CHALLENGE: Gather the lines that hold the string "chart".

RECORDS:
--------------------------------------------------

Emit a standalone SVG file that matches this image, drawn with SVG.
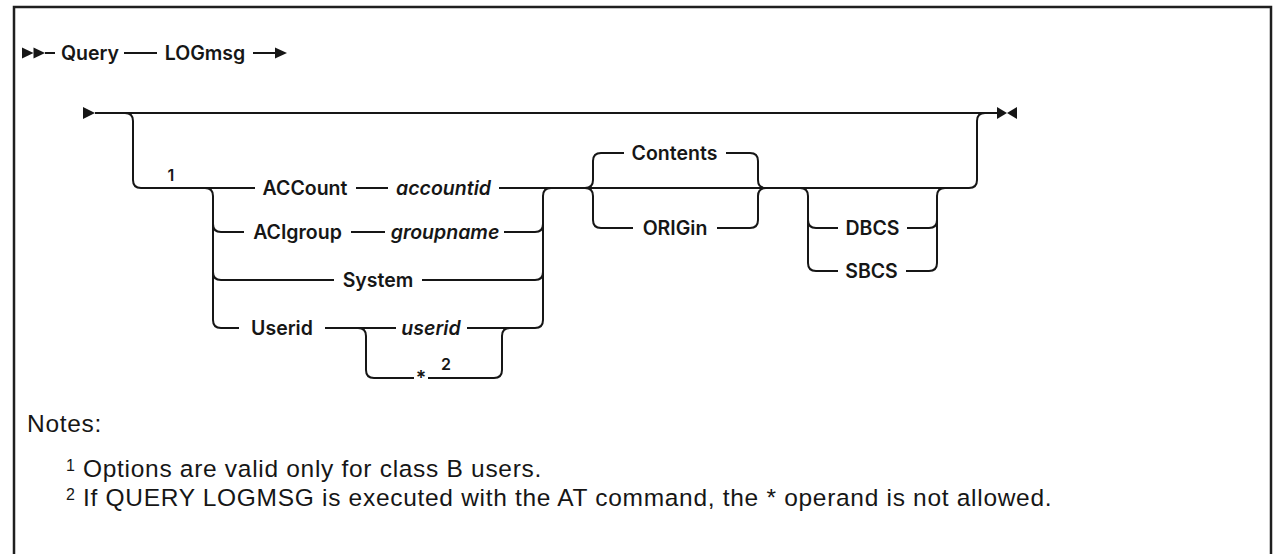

--------------------------------------------------

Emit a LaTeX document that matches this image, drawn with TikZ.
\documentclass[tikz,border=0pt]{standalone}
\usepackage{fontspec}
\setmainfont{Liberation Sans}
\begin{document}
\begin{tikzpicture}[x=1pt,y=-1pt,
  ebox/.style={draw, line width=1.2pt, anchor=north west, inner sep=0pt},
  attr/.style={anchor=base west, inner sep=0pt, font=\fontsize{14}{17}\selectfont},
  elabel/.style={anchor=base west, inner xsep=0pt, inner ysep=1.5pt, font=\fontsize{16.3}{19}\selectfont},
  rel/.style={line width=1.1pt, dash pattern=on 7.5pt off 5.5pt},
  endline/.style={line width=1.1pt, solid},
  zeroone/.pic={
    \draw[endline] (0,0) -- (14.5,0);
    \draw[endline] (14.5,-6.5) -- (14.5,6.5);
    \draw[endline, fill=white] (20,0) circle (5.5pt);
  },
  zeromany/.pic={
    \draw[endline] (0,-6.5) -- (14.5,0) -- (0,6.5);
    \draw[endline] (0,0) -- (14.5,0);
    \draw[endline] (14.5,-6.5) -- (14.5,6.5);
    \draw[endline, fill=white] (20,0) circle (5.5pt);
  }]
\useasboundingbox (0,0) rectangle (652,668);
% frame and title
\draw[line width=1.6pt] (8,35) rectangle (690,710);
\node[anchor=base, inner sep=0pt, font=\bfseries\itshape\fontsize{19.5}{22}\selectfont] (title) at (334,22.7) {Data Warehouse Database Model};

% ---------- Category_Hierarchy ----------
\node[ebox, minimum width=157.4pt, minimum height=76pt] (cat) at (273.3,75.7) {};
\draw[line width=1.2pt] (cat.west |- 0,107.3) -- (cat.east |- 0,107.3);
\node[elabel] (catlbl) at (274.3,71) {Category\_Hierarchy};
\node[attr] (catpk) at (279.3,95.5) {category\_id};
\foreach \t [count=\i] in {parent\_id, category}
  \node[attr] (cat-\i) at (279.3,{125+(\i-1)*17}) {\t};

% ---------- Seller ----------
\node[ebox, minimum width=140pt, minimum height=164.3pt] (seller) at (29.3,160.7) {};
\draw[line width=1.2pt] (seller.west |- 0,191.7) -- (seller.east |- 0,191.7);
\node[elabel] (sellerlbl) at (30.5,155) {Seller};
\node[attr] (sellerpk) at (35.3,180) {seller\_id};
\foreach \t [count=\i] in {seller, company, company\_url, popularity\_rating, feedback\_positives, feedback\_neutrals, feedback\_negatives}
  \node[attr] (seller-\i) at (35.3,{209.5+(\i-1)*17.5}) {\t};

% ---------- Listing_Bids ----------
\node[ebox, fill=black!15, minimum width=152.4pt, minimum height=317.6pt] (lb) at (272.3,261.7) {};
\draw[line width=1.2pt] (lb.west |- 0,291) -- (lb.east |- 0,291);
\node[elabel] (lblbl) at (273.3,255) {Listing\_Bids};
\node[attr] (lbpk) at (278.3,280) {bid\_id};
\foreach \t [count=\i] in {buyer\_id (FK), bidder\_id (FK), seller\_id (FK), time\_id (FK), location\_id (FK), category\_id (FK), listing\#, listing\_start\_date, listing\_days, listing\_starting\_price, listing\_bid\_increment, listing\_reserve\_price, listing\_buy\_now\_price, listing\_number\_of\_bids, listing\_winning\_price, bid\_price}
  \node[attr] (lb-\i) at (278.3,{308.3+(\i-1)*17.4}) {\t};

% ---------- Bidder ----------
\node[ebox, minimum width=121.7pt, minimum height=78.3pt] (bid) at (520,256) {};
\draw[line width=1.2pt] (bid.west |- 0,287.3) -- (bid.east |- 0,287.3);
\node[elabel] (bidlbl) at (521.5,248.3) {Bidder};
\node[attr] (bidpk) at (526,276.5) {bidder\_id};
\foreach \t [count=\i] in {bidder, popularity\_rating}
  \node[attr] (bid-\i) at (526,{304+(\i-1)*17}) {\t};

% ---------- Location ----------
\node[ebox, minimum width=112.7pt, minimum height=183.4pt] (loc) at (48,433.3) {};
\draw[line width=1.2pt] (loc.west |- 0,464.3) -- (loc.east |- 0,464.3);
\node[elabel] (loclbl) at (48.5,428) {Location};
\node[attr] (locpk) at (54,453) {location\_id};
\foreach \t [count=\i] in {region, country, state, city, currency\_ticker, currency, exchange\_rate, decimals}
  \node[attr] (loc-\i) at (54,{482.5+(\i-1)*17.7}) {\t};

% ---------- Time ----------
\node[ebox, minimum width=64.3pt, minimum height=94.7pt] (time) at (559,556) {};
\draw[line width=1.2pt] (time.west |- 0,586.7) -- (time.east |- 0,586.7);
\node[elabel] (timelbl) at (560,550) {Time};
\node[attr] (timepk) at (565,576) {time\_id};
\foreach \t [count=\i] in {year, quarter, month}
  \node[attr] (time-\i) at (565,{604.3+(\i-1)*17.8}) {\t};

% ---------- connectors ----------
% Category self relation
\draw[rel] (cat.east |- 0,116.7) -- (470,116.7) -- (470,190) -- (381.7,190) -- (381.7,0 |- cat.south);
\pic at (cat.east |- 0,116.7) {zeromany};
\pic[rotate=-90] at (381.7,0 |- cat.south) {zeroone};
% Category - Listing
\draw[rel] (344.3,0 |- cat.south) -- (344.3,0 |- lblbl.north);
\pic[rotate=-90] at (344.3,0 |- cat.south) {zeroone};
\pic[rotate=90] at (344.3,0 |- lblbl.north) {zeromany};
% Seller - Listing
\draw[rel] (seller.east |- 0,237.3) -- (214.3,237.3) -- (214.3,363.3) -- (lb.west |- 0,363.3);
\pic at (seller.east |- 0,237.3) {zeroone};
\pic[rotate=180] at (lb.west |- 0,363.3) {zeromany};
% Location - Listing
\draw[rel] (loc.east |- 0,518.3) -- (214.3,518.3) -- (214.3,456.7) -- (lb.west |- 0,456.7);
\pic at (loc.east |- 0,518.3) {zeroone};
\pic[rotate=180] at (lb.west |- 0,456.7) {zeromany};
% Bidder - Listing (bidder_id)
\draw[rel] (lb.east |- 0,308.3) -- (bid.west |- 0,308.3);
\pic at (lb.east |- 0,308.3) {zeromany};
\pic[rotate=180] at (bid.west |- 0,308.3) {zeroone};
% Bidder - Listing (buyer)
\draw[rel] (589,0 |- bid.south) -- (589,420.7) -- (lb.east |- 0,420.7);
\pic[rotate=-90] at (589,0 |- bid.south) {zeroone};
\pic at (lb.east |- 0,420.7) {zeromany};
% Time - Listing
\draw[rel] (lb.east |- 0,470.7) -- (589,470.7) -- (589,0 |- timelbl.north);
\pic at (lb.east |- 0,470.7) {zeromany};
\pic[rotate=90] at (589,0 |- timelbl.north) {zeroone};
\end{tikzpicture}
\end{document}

--------------------------------------------------

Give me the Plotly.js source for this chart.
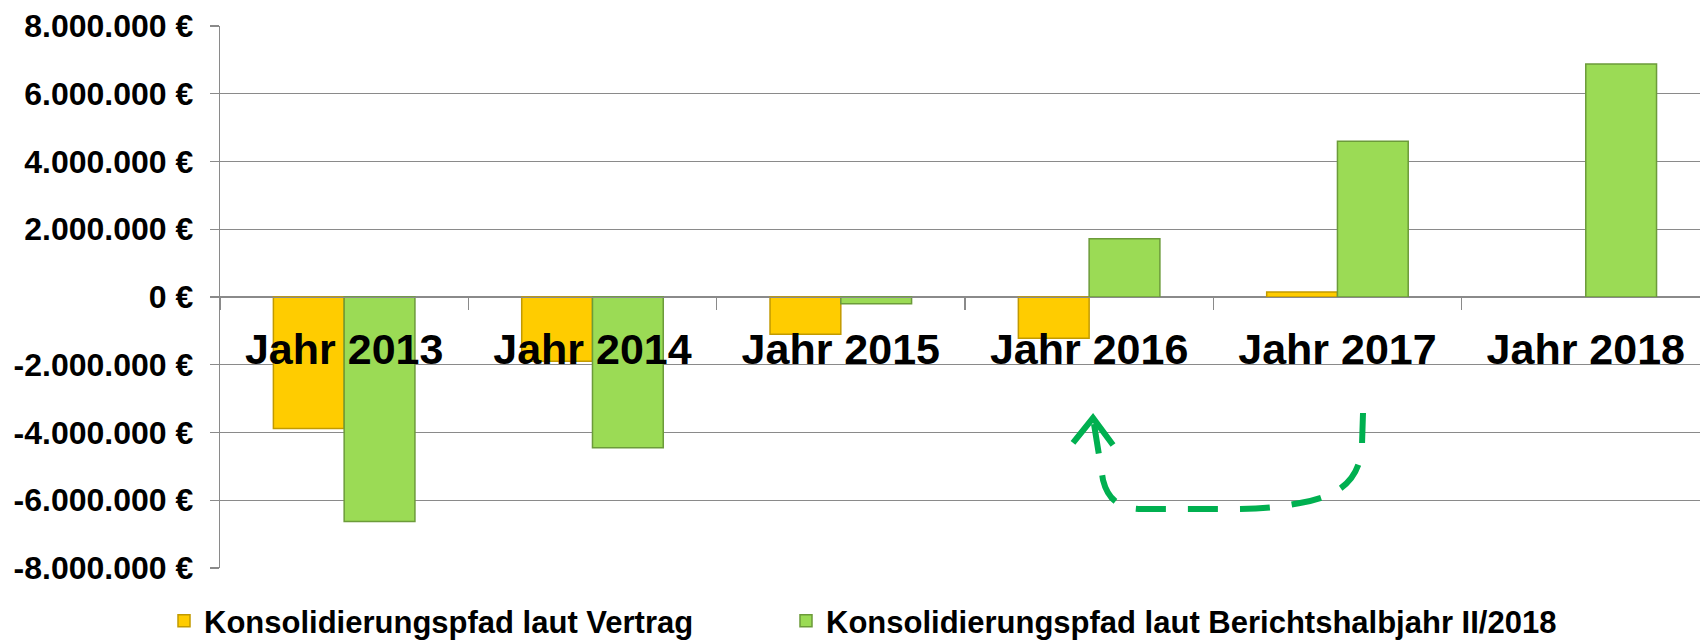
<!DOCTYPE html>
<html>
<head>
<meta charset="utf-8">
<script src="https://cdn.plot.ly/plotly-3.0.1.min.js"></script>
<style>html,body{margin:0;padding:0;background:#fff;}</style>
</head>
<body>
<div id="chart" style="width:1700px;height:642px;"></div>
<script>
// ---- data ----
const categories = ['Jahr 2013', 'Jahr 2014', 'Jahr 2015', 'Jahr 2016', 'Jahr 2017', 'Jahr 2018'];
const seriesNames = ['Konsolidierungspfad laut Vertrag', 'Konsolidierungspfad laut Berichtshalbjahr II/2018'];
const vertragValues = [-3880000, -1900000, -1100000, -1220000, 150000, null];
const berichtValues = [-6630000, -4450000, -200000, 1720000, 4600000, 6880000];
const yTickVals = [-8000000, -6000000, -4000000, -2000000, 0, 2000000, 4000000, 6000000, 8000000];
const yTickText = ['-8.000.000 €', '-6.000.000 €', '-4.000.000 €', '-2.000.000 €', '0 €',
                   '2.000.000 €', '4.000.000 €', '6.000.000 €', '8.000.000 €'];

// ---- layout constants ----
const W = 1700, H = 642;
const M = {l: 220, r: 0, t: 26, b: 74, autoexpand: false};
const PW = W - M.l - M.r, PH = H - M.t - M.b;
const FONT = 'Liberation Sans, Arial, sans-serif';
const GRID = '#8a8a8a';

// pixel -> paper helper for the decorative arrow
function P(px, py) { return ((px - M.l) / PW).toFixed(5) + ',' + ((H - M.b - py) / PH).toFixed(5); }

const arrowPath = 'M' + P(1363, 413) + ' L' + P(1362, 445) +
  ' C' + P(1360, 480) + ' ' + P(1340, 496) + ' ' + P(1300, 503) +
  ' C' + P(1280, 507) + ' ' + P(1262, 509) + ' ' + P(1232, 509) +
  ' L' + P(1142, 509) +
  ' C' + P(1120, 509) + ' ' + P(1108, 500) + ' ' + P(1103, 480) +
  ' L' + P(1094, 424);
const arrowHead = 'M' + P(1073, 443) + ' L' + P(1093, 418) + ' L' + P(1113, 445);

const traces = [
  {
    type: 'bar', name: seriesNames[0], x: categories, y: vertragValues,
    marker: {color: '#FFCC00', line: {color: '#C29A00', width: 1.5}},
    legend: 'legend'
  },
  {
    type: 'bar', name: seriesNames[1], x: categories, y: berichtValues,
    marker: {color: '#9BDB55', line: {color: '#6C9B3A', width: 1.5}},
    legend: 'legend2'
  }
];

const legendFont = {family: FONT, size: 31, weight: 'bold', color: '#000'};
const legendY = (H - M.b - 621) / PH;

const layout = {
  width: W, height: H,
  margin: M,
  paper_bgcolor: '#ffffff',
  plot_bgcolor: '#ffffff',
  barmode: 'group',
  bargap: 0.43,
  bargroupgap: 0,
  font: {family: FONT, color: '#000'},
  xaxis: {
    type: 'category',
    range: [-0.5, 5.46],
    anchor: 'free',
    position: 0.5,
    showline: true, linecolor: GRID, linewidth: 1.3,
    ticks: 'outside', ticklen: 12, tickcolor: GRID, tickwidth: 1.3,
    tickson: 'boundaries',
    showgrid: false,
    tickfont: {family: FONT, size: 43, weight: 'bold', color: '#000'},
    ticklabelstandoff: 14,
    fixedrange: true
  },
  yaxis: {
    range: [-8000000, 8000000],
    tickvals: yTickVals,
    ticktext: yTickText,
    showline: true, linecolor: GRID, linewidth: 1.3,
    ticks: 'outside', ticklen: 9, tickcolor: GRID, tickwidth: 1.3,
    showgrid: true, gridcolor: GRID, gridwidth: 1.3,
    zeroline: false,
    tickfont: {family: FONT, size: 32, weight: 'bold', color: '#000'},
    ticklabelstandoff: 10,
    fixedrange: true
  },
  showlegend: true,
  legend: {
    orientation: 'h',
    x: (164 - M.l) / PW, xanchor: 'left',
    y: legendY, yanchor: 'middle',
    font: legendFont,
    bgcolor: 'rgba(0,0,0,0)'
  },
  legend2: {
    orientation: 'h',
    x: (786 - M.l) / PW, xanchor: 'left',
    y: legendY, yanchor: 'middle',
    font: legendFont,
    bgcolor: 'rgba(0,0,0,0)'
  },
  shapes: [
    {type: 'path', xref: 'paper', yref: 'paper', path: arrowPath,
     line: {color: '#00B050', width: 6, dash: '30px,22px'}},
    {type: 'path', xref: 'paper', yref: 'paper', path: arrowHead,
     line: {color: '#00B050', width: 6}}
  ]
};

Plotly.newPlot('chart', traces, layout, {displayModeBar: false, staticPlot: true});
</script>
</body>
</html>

--------------------------------------------------

RESULT OF THIS EXERCISE:
Give me the Plotly.js source for this chart.
<div id="chart" style="width:1700px;height:642px;"></div>
Plotly.newPlot('chart', traces, layout, {displayModeBar: false, staticPlot: true});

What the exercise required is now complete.